I recall a lengthy discussion of this issue several years back with NY Times reporter David Herszenhorn while he was still on the education beat, to explain my opposition to the Mayor’s newly-proposed 3rd grade retention policy. One of the reasons I so vociferously opposed this policy, and still do, was not just that it was unfair to the student to base such a life-altering decision on the basis of one single, fallible test score, with such large margins of error; and not just that retention has been shown to have a racially-disparate impact and hurt rather than help most low-performing students.

My opposition was also due to the fact that the more significant consequences are attached to any test, the less its results can be trusted as a reliable gauge of real learning.

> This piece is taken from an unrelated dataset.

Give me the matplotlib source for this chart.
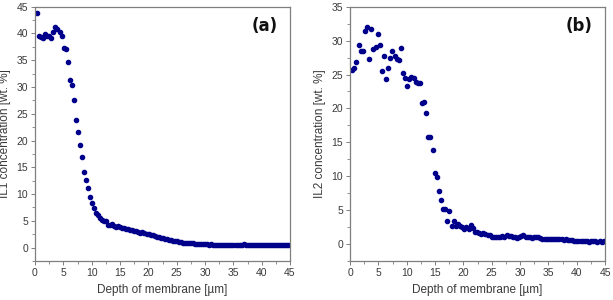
import numpy as np
import matplotlib
matplotlib.use("Agg")
import matplotlib.pyplot as plt
from matplotlib.ticker import MultipleLocator

plt.rcParams['font.family'] = ['Liberation Sans', 'DejaVu Sans']

# ---------------- data ----------------
depth_start_a = 0.40
depth_step_a = 0.357
il1_conc = [
    43.8, 39.5, 39.3, 39.1, 39.9, 39.5, 39.6, 39.2, 40.2, 41.2,
    40.8, 40.3, 39.5, 37.2, 37.1, 34.6, 31.4, 30.3, 27.5, 23.9,
    21.6, 19.2, 16.9, 14.2, 12.6, 11.1, 9.4, 8.25, 7.4, 6.5,
    6.0, 5.6, 5.2, 5.0, 4.9, 4.3, 4.25, 4.4, 4.1, 3.9,
    3.95, 3.8, 3.6, 3.7, 3.5, 3.5, 3.2, 3.2, 3.1, 3.1,
    3.0, 2.8, 2.9, 2.7, 2.6, 2.55, 2.4, 2.3, 2.2, 2.05,
    2.0, 1.85, 1.75, 1.7, 1.55, 1.5, 1.4, 1.3, 1.25, 1.2,
    1.1, 1.05, 0.95, 0.9, 0.9, 0.85, 0.85, 0.9, 0.75, 0.7,
    0.7, 0.65, 0.6, 0.6, 0.6, 0.55, 0.6, 0.55, 0.5, 0.55,
    0.5, 0.55, 0.5, 0.5, 0.55, 0.5, 0.45, 0.5, 0.5, 0.55,
    0.5, 0.55, 0.6, 0.5, 0.55, 0.5, 0.5, 0.45, 0.5, 0.5,
    0.45, 0.5, 0.55, 0.5, 0.5, 0.45, 0.5, 0.5, 0.45, 0.5,
    0.5, 0.55, 0.5, 0.5, 0.55,
]

depth_start_b = 0.40
depth_step_b = 0.373
il2_conc = [
    25.6, 26.0, 26.8, 29.4, 28.4, 28.4, 31.4, 32.06, 27.35, 31.7,
    28.8, 29.0, 31.0, 29.4, 25.5, 27.7, 24.4, 25.9, 27.45, 28.5,
    27.8, 27.3, 27.1, 28.9, 25.15, 24.5, 23.3, 24.3, 24.6, 24.5,
    23.9, 23.7, 23.7, 20.8, 21.0, 19.3, 15.8, 15.8, 13.9, 10.55,
    9.85, 7.8, 6.45, 5.2, 5.2, 3.35, 4.85, 2.6, 3.4, 2.6,
    3.0, 2.7, 2.5, 2.2, 2.5, 2.2, 2.8, 2.4, 1.8, 1.8,
    1.7, 1.5, 1.7, 1.5, 1.4, 1.3, 1.1, 1.0, 1.0, 1.1,
    1.0, 1.2, 1.1, 1.4, 1.2, 1.2, 1.0, 1.0, 0.9, 1.1,
    1.2, 1.3, 1.1, 1.0, 1.0, 0.9, 1.0, 1.1, 1.0, 0.85,
    0.8, 0.8, 0.75, 0.75, 0.7, 0.75, 0.7, 0.75, 0.7, 0.7,
    0.65, 0.7, 0.6, 0.6, 0.55, 0.5, 0.5, 0.45, 0.45, 0.4,
    0.45, 0.4, 0.35, 0.45, 0.5, 0.4, 0.35, 0.4, 0.35, 0.4,
]

depth_a = depth_start_a + depth_step_a * np.arange(len(il1_conc))
depth_b = depth_start_b + depth_step_b * np.arange(len(il2_conc))

panels = [
    dict(x=depth_a, y=il1_conc, ylabel="IL1 concentration [wt. %]", ylim=(-2.5, 45),
         tag="(a)", left=35),
    dict(x=depth_b, y=il2_conc, ylabel="IL2 concentration [wt. %]", ylim=(-2.5, 35),
         tag="(b)", left=350),
]

W, H = 613, 300
fig = plt.figure(figsize=(W / 100, H / 100), dpi=100)
fig.patch.set_facecolor("white")

spine_col = "#7f7f7f"
text_col = "#3a3a3a"

for p in panels:
    ax = fig.add_axes([p["left"] / W, (H - 261) / H, 255 / W, 254.3 / H])
    ax.plot(p["x"], p["y"], linestyle="none", marker="o", ms=3.0,
            color="#00008B", mec="#00008B", clip_on=True)
    ax.set_xlim(0, 45)
    ax.set_ylim(*p["ylim"])
    ax.xaxis.set_major_locator(MultipleLocator(5))
    ax.xaxis.set_minor_locator(MultipleLocator(2.5))
    ax.yaxis.set_major_locator(MultipleLocator(5))
    ax.yaxis.set_minor_locator(MultipleLocator(2.5))
    ax.tick_params(which="both", direction="out", colors=spine_col,
                   labelcolor=text_col, labelsize=7.5, top=False, right=False)
    ax.tick_params(which="major", length=3, width=0.7, pad=2)
    ax.tick_params(which="minor", length=2, width=0.6)
    for s in ax.spines.values():
        s.set_color(spine_col)
        s.set_linewidth(0.9)
    ax.set_xlabel("Depth of membrane [µm]", fontsize=8.5, color=text_col, labelpad=4)
    ax.set_ylabel(p["ylabel"], fontsize=8.5, color=text_col, labelpad=4)
    ax.text(0.90, 0.925, p["tag"], transform=ax.transAxes, fontsize=12,
            fontweight="bold", ha="center", va="center", color="#111111",
            family=["DejaVu Sans"])

fig.savefig("out.png", dpi=100, facecolor="white")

Since then, of course, the administration has piled on more and more high-stakes consequences -- for students, teachers, and schools – by adding fifth and seventh grade retention, awarding principals, teachers and students monetary rewards for high scores, and threatening to close down schools if scores don’t improve fast enough. The scores themselves have been rendered entirely meaningless as a result, as excessive test prep, teaching to the test, cheating, and other strategies to “game” the system has totally overtaken our schools.

Here is what Koretz has to say about this:

"One might expect that with the huge increase in the amount of testing in recent years, we would know more…Ironically, the reverse is true. While we have far more data now than we did twenty of thirty years ago, we have fewer sources of data that we can trust. The reason is simple: the increasing in testing has been accompanied by a dramatic upsurge in the consequences attached to scores. This is turn has created incentives to take shortcuts --- various forms of inappropriate test preparation, including outright cheating – that can substantially inflate test scores, rending trends seriously misleading or even meaningless.”

To the administration, all this appears acceptable, because as long as test scores go up, this justifies their policies; in truth, they don’t seem to care if the increases are meaningful or not.

Their laissez-faire attitude is revealed by the total lack of interest evinced in following-up on even well-documented cases of cheating. (See for example this story in the NY Sun, which though it says the DOE is “investigating” this will likely lead nowhere, as such stories have in the past.)

This “anything goes” attitude is also reflected in Klein’s remarks in a recent interview in the NY Post:

Q: What about complaints about the report-card grades for schools?

A: The report cards were probably one of the noisy periods. But . . . I can't tell you how many principals said to me, 'You know, chancellor, I didn't get the right grade but I promise you I won't get the same one next year,' so I think that had a big impact.

Here, Klein implicitly acknowledged that even while principals do not accept the fairness of these grades, based primarily on one-year gains in scores, he is content as long as they guarantee that they will get these scores to rise in the future, by any means possible.